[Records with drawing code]
=-=-=-=-=
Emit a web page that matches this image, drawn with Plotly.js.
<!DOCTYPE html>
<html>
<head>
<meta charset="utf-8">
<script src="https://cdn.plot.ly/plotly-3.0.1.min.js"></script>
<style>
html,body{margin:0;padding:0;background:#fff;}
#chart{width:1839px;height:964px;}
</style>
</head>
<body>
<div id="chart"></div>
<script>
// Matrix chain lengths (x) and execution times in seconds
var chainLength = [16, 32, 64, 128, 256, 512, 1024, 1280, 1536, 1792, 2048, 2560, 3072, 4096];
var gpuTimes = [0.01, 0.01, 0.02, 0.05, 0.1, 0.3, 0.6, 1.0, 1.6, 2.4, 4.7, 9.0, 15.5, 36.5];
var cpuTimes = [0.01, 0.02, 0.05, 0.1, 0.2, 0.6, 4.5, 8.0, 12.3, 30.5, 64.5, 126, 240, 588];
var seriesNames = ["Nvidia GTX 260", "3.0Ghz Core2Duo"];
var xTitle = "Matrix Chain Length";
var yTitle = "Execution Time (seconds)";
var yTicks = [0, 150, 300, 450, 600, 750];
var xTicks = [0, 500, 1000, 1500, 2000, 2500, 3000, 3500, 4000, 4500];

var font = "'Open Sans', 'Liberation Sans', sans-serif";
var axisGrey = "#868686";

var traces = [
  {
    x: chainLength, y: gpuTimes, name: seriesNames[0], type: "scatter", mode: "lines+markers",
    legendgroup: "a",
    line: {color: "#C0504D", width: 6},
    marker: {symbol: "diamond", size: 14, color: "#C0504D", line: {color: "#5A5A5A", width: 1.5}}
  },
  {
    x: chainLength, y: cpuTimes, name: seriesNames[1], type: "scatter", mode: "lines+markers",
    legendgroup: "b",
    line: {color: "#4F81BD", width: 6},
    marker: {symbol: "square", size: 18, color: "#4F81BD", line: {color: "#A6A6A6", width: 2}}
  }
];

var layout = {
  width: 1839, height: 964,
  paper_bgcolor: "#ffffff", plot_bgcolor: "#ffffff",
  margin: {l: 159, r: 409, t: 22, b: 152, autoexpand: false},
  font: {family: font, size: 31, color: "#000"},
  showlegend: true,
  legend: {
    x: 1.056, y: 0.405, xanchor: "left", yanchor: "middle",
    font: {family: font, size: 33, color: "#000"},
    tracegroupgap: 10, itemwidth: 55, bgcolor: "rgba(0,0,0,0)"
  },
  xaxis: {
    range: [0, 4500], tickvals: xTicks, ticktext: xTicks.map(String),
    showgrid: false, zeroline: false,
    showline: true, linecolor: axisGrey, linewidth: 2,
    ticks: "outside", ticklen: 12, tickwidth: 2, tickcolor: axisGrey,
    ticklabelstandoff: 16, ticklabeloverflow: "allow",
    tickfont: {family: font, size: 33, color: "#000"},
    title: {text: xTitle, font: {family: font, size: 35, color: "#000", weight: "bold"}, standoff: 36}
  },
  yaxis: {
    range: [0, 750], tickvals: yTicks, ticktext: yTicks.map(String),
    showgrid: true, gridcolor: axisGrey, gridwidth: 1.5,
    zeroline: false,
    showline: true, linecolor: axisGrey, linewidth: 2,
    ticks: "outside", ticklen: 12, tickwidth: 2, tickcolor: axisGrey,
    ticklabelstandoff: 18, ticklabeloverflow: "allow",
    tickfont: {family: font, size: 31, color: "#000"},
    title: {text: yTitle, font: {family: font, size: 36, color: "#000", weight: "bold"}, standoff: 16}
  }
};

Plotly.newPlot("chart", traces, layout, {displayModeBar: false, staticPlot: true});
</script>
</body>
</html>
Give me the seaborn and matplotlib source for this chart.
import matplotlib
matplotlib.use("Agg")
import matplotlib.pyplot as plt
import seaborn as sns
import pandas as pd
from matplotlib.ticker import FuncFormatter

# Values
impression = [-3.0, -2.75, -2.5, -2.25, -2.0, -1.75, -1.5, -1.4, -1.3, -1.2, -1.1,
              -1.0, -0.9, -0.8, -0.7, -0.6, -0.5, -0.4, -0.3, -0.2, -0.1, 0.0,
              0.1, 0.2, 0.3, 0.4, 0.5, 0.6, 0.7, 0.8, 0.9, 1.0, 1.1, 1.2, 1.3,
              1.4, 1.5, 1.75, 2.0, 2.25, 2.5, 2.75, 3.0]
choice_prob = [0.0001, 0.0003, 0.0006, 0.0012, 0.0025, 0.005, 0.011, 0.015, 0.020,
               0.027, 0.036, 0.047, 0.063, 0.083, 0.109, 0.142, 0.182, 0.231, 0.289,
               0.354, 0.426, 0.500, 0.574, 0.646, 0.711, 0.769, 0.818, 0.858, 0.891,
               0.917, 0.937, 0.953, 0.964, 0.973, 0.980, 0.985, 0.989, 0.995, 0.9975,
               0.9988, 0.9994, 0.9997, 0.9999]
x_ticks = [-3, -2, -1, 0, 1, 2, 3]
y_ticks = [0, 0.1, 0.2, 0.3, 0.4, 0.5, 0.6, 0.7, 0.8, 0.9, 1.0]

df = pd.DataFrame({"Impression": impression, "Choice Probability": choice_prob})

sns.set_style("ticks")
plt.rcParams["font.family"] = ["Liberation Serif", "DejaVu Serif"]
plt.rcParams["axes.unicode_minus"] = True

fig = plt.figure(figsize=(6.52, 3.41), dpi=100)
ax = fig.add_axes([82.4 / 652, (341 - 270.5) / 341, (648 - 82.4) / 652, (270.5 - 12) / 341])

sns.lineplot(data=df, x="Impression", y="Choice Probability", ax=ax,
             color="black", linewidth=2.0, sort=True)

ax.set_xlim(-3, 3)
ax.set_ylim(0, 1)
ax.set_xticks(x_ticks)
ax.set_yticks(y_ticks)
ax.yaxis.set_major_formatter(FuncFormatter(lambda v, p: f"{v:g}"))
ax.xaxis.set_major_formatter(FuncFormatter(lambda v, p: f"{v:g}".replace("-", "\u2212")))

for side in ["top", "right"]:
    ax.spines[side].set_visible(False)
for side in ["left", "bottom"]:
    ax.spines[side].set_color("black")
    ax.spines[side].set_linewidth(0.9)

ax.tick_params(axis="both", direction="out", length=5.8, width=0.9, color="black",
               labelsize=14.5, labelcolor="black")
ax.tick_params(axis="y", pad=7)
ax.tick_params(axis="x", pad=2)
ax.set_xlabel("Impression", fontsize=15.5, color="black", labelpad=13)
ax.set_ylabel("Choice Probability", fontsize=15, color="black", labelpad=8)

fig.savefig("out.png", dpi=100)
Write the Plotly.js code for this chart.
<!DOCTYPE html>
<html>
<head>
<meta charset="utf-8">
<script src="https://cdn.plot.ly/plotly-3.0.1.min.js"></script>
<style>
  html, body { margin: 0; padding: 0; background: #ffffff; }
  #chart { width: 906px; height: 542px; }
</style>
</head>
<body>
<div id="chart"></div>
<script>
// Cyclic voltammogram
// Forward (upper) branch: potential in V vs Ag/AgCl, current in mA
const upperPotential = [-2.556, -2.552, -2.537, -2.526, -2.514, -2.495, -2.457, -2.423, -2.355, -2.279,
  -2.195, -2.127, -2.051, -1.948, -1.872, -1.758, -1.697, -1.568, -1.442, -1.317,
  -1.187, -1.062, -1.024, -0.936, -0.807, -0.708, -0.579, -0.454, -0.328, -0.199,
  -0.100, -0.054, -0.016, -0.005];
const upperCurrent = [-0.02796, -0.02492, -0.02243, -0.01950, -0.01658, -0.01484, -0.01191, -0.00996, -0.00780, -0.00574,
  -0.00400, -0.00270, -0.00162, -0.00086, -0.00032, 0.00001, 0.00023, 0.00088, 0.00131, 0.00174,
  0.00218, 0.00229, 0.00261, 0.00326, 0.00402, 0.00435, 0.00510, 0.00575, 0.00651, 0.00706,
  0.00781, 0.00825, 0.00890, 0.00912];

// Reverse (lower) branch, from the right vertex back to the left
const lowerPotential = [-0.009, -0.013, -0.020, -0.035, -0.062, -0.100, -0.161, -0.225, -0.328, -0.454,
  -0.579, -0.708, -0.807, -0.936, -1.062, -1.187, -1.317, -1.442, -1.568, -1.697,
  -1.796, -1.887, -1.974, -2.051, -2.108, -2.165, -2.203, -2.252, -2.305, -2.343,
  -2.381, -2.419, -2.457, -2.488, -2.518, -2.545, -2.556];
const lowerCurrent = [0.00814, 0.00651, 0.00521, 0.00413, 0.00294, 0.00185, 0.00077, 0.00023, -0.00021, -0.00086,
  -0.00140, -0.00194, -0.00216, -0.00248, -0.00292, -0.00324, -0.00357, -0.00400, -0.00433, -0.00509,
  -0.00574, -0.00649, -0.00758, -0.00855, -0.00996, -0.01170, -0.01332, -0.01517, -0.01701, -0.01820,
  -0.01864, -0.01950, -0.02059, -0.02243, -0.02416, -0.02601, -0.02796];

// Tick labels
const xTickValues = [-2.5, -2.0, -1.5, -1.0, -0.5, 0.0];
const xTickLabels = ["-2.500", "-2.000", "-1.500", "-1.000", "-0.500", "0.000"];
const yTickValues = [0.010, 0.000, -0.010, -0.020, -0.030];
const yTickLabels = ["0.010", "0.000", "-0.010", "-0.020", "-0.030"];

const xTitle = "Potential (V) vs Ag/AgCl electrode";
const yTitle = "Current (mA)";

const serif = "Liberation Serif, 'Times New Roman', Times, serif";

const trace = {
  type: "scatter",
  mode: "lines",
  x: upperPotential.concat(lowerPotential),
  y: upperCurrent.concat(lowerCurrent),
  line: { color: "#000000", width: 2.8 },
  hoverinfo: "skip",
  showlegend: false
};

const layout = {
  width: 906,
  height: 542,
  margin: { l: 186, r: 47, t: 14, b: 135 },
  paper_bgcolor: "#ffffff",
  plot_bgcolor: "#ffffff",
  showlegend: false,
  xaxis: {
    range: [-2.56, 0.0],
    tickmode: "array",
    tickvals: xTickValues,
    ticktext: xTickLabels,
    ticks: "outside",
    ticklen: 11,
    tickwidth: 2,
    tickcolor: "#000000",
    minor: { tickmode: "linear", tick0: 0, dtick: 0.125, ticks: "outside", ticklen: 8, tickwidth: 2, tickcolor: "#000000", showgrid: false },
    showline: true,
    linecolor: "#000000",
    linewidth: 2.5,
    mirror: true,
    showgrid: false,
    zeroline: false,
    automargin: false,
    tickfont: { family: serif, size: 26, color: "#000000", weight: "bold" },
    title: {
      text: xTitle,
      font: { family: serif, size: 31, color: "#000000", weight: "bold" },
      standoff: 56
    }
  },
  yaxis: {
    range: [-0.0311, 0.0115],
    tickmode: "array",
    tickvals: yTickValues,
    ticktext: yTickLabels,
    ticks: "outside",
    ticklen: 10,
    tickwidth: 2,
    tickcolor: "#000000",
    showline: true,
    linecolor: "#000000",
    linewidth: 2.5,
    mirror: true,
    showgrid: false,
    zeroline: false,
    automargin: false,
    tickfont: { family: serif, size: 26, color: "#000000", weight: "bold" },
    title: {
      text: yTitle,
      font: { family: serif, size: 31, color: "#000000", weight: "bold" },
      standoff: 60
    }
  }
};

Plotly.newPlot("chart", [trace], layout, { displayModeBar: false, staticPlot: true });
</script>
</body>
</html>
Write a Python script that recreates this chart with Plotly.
=-=-=-=-=
Take every line from the data that contains the word "this".

Emit a web page that matches this image, drawn with Plotly.js.
Give me the seaborn and matplotlib source for this chart.
Write the Plotly.js code for this chart.
Write a Python script that recreates this chart with Plotly.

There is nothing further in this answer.